When I was a child we had very few movies on VHS. My mother bought most of them and they reflected her taste. For example, I spend hours watching Amadeus, which is a semi-fictional biography of Mozart. Years later, when I had my own family and we were building a small movie collection for our living room I found a Blu-ray copy of this movie in the shopping cart.
In the movie there is a sense in which Salieri helps Mozart compose his requiem while the greatest musical mind of all time lies deathly ill in bed.
I could apply this situation to ESL in several ways. First, we can examine the student-teacher relationship. If I am Mozart, are my students simply copying my requiem? If so, how do I change this? Second, not knowing the terminology of music, I have a hard time fully understanding what Mozart is saying and Salieri is writing. Are my students lost in the terms of ESL like ‘collocations’, ‘lexical chunks’, and ‘the present perfect continuous’? These are all valid questions but we will leave those for another day.

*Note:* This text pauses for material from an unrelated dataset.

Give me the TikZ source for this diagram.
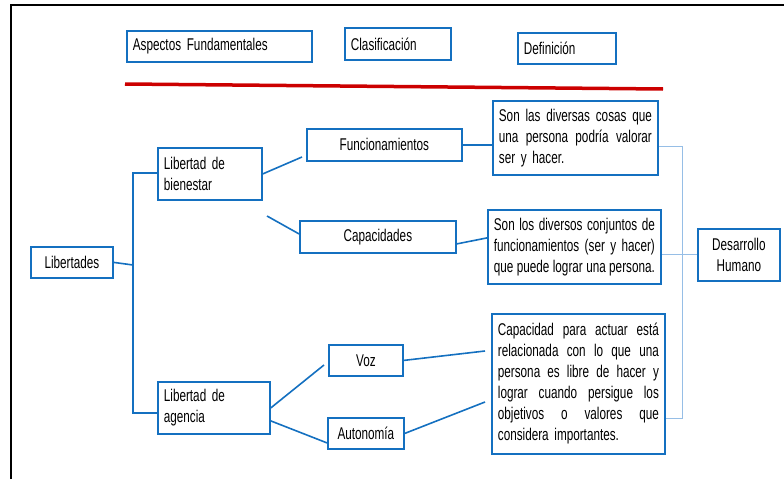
\documentclass[tikz,border=0pt]{standalone}
\usepackage{fontspec}
\setmainfont{Liberation Sans}[FakeStretch=0.69]
\definecolor{bblue}{RGB}{20,112,192}
\definecolor{lblue}{RGB}{150,190,230}
\definecolor{rline}{RGB}{204,0,0}
\newcommand\fs{\fontsize{17}{21}\selectfont}
\newcommand\jl[2]{\leavevmode\hbox to #1{\spaceskip=0.15em plus 1fil\relax #2}}
\tikzset{
  bx/.style={draw=bblue, line width=1.8pt, inner xsep=6pt, inner ysep=0pt, anchor=north west, font=\fs},
  ln/.style={draw=bblue, line width=1.6pt},
  lb/.style={draw=lblue, line width=1pt},
}
\begin{document}
\begin{tikzpicture}[x=1pt,y=-1pt]
\useasboundingbox (0,0) rectangle (784,479);
% frame
\draw[line width=1.3pt] (11,479) -- (11,5) -- (784,5);
% header
\node[bx, minimum width=185pt, minimum height=31pt, text width=173pt, align=left] (asp) at (126,30) {Aspectos Fundamentales};
\node[bx, minimum width=106pt, minimum height=32pt, text width=94pt, align=left] (cla) at (344,27) {Clasificación};
\node[bx, minimum width=98pt, minimum height=31pt, text width=86pt, align=left] (dfn) at (517,32) {Definición};
\coordinate (r1) at (125,84);
\coordinate (r2) at (663,89);
\draw[draw=rline, line width=3.5pt] (r1) -- (r2);
% tree
\node[bx, minimum width=82pt, minimum height=31pt, text width=70pt, align=center] (lib) at (30,246) {Libertades};
\node[bx, minimum width=104pt, minimum height=52pt, text width=92pt, align=left] (bien) at (157,147) {Libertad de\\bienestar};
\node[bx, minimum width=112pt, minimum height=52pt, text width=100pt, align=left] (agen) at (157,381) {Libertad de\\agencia};
\node[bx, minimum width=155pt, minimum height=32pt, text width=143pt, align=center] (func) at (306,128) {Funcionamientos};
\node[bx, minimum width=156pt, minimum height=32pt, text width=144pt, align=center] (cap) at (299,220) {Capacidades};
\node[bx, minimum width=74pt, minimum height=31pt, text width=62pt, align=center] (voz) at (328,344) {Voz};
\node[bx, minimum width=76pt, minimum height=31pt, text width=64pt, align=center] (aut) at (327,417) {Autonomía};
\node[bx, minimum width=165pt, minimum height=74pt, text width=153pt, align=left] (d1) at (492,100) {%
\jl{153pt}{Son las diversas cosas que}\\
\jl{153pt}{una persona podría valorar}\\
\mbox{ser y hacer.}};
\node[bx, minimum width=173pt, minimum height=74pt, text width=161pt, align=left] (d2) at (487,209) {%
\jl{161pt}{Son los diversos conjuntos de}\\
\jl{161pt}{funcionamientos (ser y hacer)}\\
\jl{161pt}{que puede lograr una persona.}};
\node[bx, minimum width=173pt, minimum height=140pt, text width=161pt, align=left] (d3) at (491,313) {%
\jl{161pt}{Capacidad para actuar está}\\
\jl{161pt}{relacionada con lo que una}\\
\jl{161pt}{persona es libre de hacer y}\\
\jl{161pt}{lograr cuando persigue los}\\
\jl{161pt}{objetivos o valores que}\\
\mbox{considera importantes.}};
\node[bx, minimum width=82pt, minimum height=52pt, text width=70pt, align=center] (des) at (697,228) {Desarrollo\\Humano};
% connectors
\coordinate (bt) at (133,173);
\coordinate (bb) at (133,413);
\coordinate (bm) at (133,265);
\draw[ln] (bien.west |- bt) -- (bt) -- (bb) -- (agen.west |- bb);
\draw[ln] (lib.east) -- (bm);
\coordinate (f1) at (302,157);
\draw[ln] (bien.east) -- (f1);
\coordinate (c0) at (267,216);
\draw[ln] (c0) -- ([yshift=3pt]cap.west);
\draw[ln] (func.east) -- (func.east -| d1.west);
\draw[ln] ([yshift=-7pt]cap.east) -- ([yshift=9pt]d2.west);
\coordinate (v0) at (324,365);
\draw[ln] (agen.east) -- (v0);
\draw[ln] ([yshift=-13pt]agen.east) -- ([yshift=-9.5pt]aut.west);
\coordinate (d3a) at (485,351);
\coordinate (d3b) at (485,402);
\draw[ln] (voz.east) -- (d3a);
\draw[ln] (aut.east) -- (d3b);
% light blue
\coordinate (v1) at (682,146);
\coordinate (v2) at (682,418);
\draw[lb] (v1 -| d1.east) -- (v1) -- (v2) -- (v2 -| d3.east);
\draw[lb] (des.west) -- (des.west -| d2.east);
\end{tikzpicture}
\end{document}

What I found most important was the way in which the beautiful requiem is built on the simple blocks of notes and stanza; the tenor, the violins, the trombones. Alone they are uninspiring, but together they take the listener to another world.
So what does this all have to do with Scott Thornbury? Well, in 2009 he wrote an article about the verb tenses and the true meaning or feeling they produce. He argued that this is really not all that hard to understand. I started listening to my students in a different way. I went to the A2 classes and they were all using the present simple and past simple, with the occasional continuous mixed in. Not bad, but their stories were not engaging. It was like listening to a symphony with only three instruments.
Then I had a one-to-one lesson with a B2 student and surprisingly, there were not many more layers to the conversation. I thought, “He knows many more tenses, he understands the MFP, why isn’t he using them?” Mr. Thornbury’s article helped me realize he didn’t “feel” the tenses, so he wasn’t helping me “feel” his story. Time to develop a lesson.
First, I thought about how to structure all this. I decided to keep the lesson simple, focus only on the present tenses and let the student find the difference in feeling. So, I drew three boxes on the board. Facts, context, and engagement.
We then watched a video on you tube of a doctor responding to questions about trends in the medical profession at a trade fair. The video came from the company and was shot at the booth my student designed.
Reference: His job is to plan and coordinate trade fairs for a medical technology company, including the marketing strategy. He then must ‘sell’ the strategy to the international sales people who work the booth.
For him, the video was relatively easy to understand and we were able to fill the boxes with information from the video. (e.g. Imagery is a high priority. Great progress. Offer a wide range of options, etc.) At this point we still did not have the tenses, only notes.
Then we watched again and listened for the sentences. This time we changed the board to include the entire sentences. But wait… sometimes continuous tenses appeared in the fact box! “Why?” I asked. I pointed to the engagement word. “Because it is more engaging if he uses the –ing form?” Bingo.
We then started work with his presentation to mix the tenses (we didn’t have much time) and put context where needed and engage the audience. Of course, the fourth box fits perfectly to make a diamond and suddenly you have “context + engagement” and we are finding the present perfect continuous.
Take all four boxes and shift them to the left and right and you have the past and will forms. With a little focused practice we suddenly have a symphony.
A week after the class, he wrote me an email and thanked me. He said it was a little strange at first, but after a few days listening to English and noticing the tenses he could ‘feel’ it.
Thanks to Mozart, Mr. Thornbury, and you for critiquing my lesson. It is only a first, risky attempt.